Je suis catholique et pratiquante et je ne vois aucune difficulté avec le cours ECR: ils s'instruisent et c'est ce que je demande à l'école de faire: les instruir. Mes enfants suivent par aillerus la catéchèse dans ma paroisse et j'en suis heureuse.

Anonyme a dit…

Je suis catholique et pratiquant et je vois de grosses difficultés avec ce programme : les enfants sont confrontés très tôt à la pluralité des normes et religions, on leur dit très tôt de devenir autonome (indépendant des parents), que tout est légitime.
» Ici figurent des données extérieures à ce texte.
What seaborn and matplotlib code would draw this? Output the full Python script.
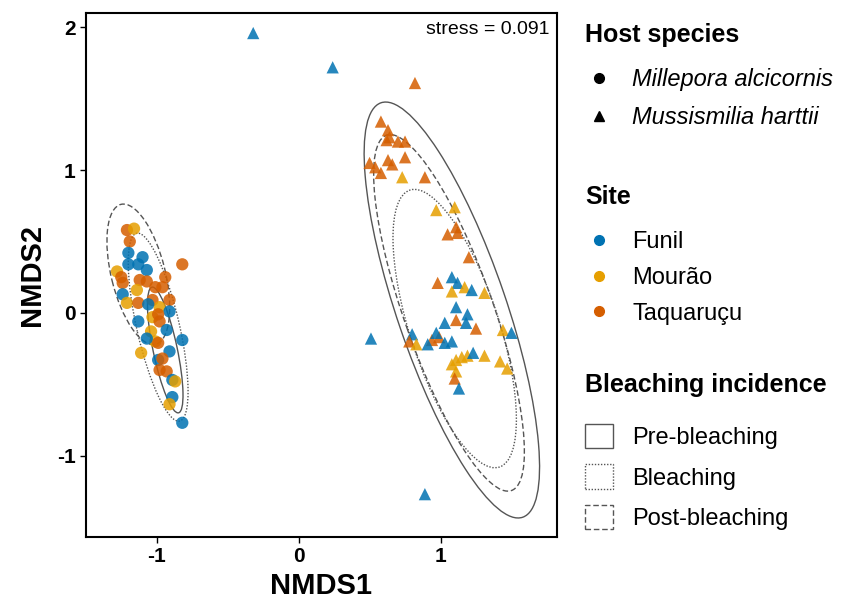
import numpy as np
import pandas as pd
import matplotlib
matplotlib.use("Agg")
import matplotlib.pyplot as plt
import matplotlib.patches as mpatches
from matplotlib.lines import Line2D
import seaborn as sns

# --- data ---
# Millepora alcicornis (circles)
mill_x = [-1.21, -1.16, -1.19, -1.20, -1.10, -1.20, -1.13, -1.07, -1.28, -1.25,
          -0.82, -1.24, -1.12, -1.07, -0.94, -1.01, -1.14, -0.96, -1.24, -1.21,
          -1.13, -1.03, -0.91, -0.98, -0.91, -1.06, -1.13, -1.03, -0.99, -0.98,
          -1.04, -0.93, -0.82, -1.01, -0.99, -1.07, -1.11, -0.91, -0.99, -0.96,
          -0.98, -0.93, -0.89, -0.87, -0.89, -0.91, -0.82]
mill_y = [0.58, 0.59, 0.50, 0.42, 0.39, 0.34, 0.34, 0.30, 0.29, 0.25,
          0.34, 0.21, 0.23, 0.22, 0.25, 0.18, 0.16, 0.18, 0.13, 0.07,
          0.07, 0.09, 0.09, 0.04, 0.01, 0.06, -0.06, -0.03, -0.01, -0.06,
          -0.13, -0.12, -0.19, -0.20, -0.21, -0.18, -0.28, -0.27, -0.33, -0.32,
          -0.40, -0.41, -0.47, -0.48, -0.59, -0.64, -0.77]
mill_site = list("TMTFFFFFMT" "TTTTTTMTFM" "TTTMFFFMTT" "MFFMTFMFFT" "TTFMFMF")

# Mussismilia harttii (triangles)
muss_x = [-0.32, 0.24, 0.82, 0.51, 0.89,
          0.58, 0.63, 0.64, 0.62, 0.70, 0.75, 0.50, 0.54, 0.63, 0.66,
          0.75, 0.58, 0.73, 0.89, 0.97, 1.10, 1.11, 1.05, 1.12, 1.20,
          0.98, 1.08, 1.12, 1.17, 1.22, 1.08, 1.31, 1.11, 1.19, 1.11,
          1.03, 1.25, 1.18, 0.80, 0.78, 0.83, 0.94, 0.99, 0.97, 0.91,
          1.03, 1.08, 1.44, 1.50, 1.11, 1.15, 1.19, 1.23, 1.31, 1.08,
          1.42, 1.47, 1.11, 1.10, 1.13]
muss_y = [1.96, 1.72, 1.61, -0.18, -1.27,
          1.34, 1.28, 1.23, 1.21, 1.20, 1.20, 1.05, 1.02, 1.07, 1.04,
          1.09, 0.98, 0.95, 0.95, 0.72, 0.74, 0.60, 0.55, 0.56, 0.39,
          0.21, 0.25, 0.21, 0.18, 0.16, 0.15, 0.14, 0.04, -0.01, -0.05,
          -0.07, -0.11, -0.07, -0.15, -0.20, -0.22, -0.19, -0.17, -0.14, -0.22,
          -0.21, -0.20, -0.12, -0.14, -0.33, -0.31, -0.30, -0.28, -0.30, -0.36,
          -0.34, -0.39, -0.41, -0.46, -0.53]
muss_site = list("FFTFF" "TTTTTTTTTT" "TTMTMMTTTT" "TFFMFMMFFT" "FTFFTMTTFF" "FFMFMMMFMM" "MMMTF")

site_names = {"F": "Funil", "M": "Mourão", "T": "Taquaruçu"}
site_colors = {"Funil": "#0072B2", "Mourão": "#E69F00", "Taquaruçu": "#D55E00"}
host_names = ["Millepora alcicornis", "Mussismilia harttii"]
stages = ["Pre-bleaching", "Bleaching", "Post-bleaching"]
stage_styles = {"Pre-bleaching": "-", "Bleaching": (0, (1, 1.2)), "Post-bleaching": (0, (4, 2))}

# 95% ellipses per host x bleaching incidence (centre, full axes, angle)
ell_host = ["Millepora alcicornis"] * 3 + ["Mussismilia harttii"] * 3
ell_stage = stages + stages
ell_cx = [-0.94, -0.99, -1.13, 1.08, 1.10, 1.06]
ell_cy = [-0.26, -0.10, 0.27, 0.02, -0.11, 0.00]
ell_w = [0.90, 1.35, 1.01, 3.07, 2.04, 2.64]
ell_h = [0.17, 0.30, 0.38, 0.77, 0.63, 0.63]
ell_ang = [-78, -77, -76, -71, -72, -70.5]

stress = 0.091

df = pd.DataFrame({
    "NMDS1": mill_x + muss_x,
    "NMDS2": mill_y + muss_y,
    "Site": [site_names[s] for s in mill_site + muss_site],
    "Host": [host_names[0]] * len(mill_x) + [host_names[1]] * len(muss_x),
})

sns.set_style("ticks")
plt.rcParams["font.family"] = ["Liberation Sans", "DejaVu Sans"]
plt.rcParams["axes.unicode_minus"] = False
plt.rcParams["text.color"] = "black"

fig = plt.figure(figsize=(8.58, 6.05), dpi=100)
ax = fig.add_axes([0.100, 0.1124, 0.549, 0.866])

for i in range(len(ell_cx)):
    ax.add_patch(mpatches.Ellipse((ell_cx[i], ell_cy[i]), ell_w[i], ell_h[i], angle=ell_ang[i],
                                  fill=False, edgecolor="#555555", linewidth=1.0,
                                  linestyle=stage_styles[ell_stage[i]]))

sns.scatterplot(data=df, x="NMDS1", y="NMDS2", hue="Site", style="Host",
                hue_order=list(site_colors), style_order=host_names,
                markers={host_names[0]: "o", host_names[1]: "^"},
                palette=site_colors, s=78, linewidth=0, alpha=0.85, legend=False, ax=ax)

ax.set_xlim(-1.5, 1.82)
ax.set_ylim(-1.57, 2.10)
ax.set_xticks([-1, 0, 1])
ax.set_yticks([-1, 0, 1, 2])
ax.tick_params(length=4, width=1, labelsize=15, colors="black")
for lab in ax.get_xticklabels() + ax.get_yticklabels():
    lab.set_fontweight("bold")
for sp in ax.spines.values():
    sp.set_linewidth(1.5)
    sp.set_color("black")
ax.set_xlabel("NMDS1", fontsize=21, fontweight="bold", labelpad=4, color="black")
ax.set_ylabel("NMDS2", fontsize=21, fontweight="bold", labelpad=8, color="black")
ax.text(0.985, 0.985, f"stress = {stress}", transform=ax.transAxes, ha="right", va="top", fontsize=14)

# --- legends ---
W, H = 858, 605
fs = 17
fig.text(585 / W, 1 - 35 / H, "Host species", fontsize=fs + 1, fontweight="bold", va="center")
fig.text(585 / W, 1 - 197 / H, "Site", fontsize=fs + 1, fontweight="bold", va="center")
fig.text(585 / W, 1 - 385 / H, "Bleaching incidence", fontsize=fs + 1, fontweight="bold", va="center")

host_handles = [Line2D([], [], marker=m, color="black", linestyle="", markersize=7) for m in ["o", "^"]]
leg1 = fig.legend(host_handles, host_names, loc="center left", bbox_to_anchor=(585 / W, 1 - 98.5 / H),
                  frameon=False, fontsize=fs, handlelength=1.2, handletextpad=0.8,
                  labelspacing=0.64, borderpad=0, borderaxespad=0)
for t in leg1.get_texts():
    t.set_style("italic")

site_handles = [Line2D([], [], marker="o", color=c, linestyle="", markersize=7) for c in site_colors.values()]
fig.legend(site_handles, list(site_colors), loc="center left", bbox_to_anchor=(585 / W, 1 - 278 / H),
           frameon=False, fontsize=fs, handlelength=1.2, handletextpad=0.8,
           labelspacing=0.58, borderpad=0, borderaxespad=0)

stage_handles = [mpatches.Patch(facecolor="white", edgecolor="#555555", linewidth=1.0,
                                linestyle=stage_styles[s]) for s in stages]
fig.legend(stage_handles, stages, loc="center left", bbox_to_anchor=(585 / W, 1 - 477 / H),
           frameon=False, fontsize=fs, handlelength=1.2, handleheight=1.2, handletextpad=0.8,
           labelspacing=0.65, borderpad=0, borderaxespad=0)

fig.savefig("out.png", dpi=100)
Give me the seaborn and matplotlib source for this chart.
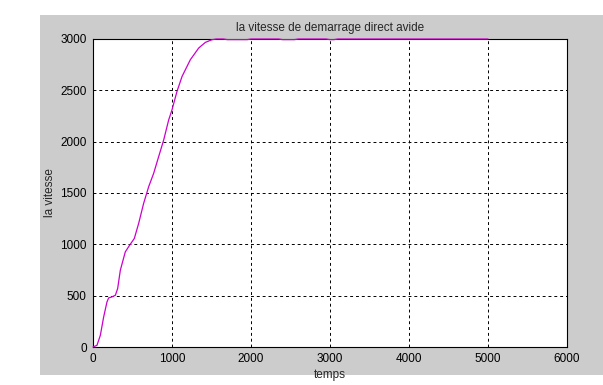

On les rééduque et je n'en suis pas heureux. Je demande à l'école d'instruire, pas de rééduquer.

Anonyme a dit…

Vous ne voyez pas de difficulté avec le cours ECR? Tant mieux pour vous, je respecte votre jugement de parent. Pouvez-vous respecter le mien? Un catholique évolué et moderne aujourd'hui, c'est supposé être quelqu'un qui ne cherche plus comme autrefois à imposer ses manières de voir aux autres, en tous cas selon Vatican II. Or, les parents contestataires ne cherchent pas à imposer leur opinion aux autres, ils réclament plutôt qu'on ne leur impose pas l'opinion des autres. Tout catholique lucide et ouvert d'esprit devrait les appuyer en ce sens, même s'il ne ne partage pas leur vision des choses. Le pluralisme, c'est ça. Car on le sait: il y a différentes manières de pratiquer ou de croire, en dehors et en dedans de l'Église. Ce n'est pas le rôle de l'État d'arbitrer entre ces différentes façons de voir parmi les catholiques. L'unanimité, c'est fini. Or, jusqu'à hier semble-t-il, nos évêques semblaient attachés à faire valoir leur perception comme étant la seule admissible pour leurs fidèles sur une question qui est à la fois politique, donc libre, et qui concerne aussi les parents non pratiquants ou croyants d'autres religions ou athées, pour qui les arguments d'évêques ne sont d'aucune autorité. La perspective la plus large et aussi la plus laique sur cette question, c'est de prendre en compte les droits des parents d'abord et avant tout. Nos seigneurs les évêques ont fini par l'admettre du bout des lèvres hier.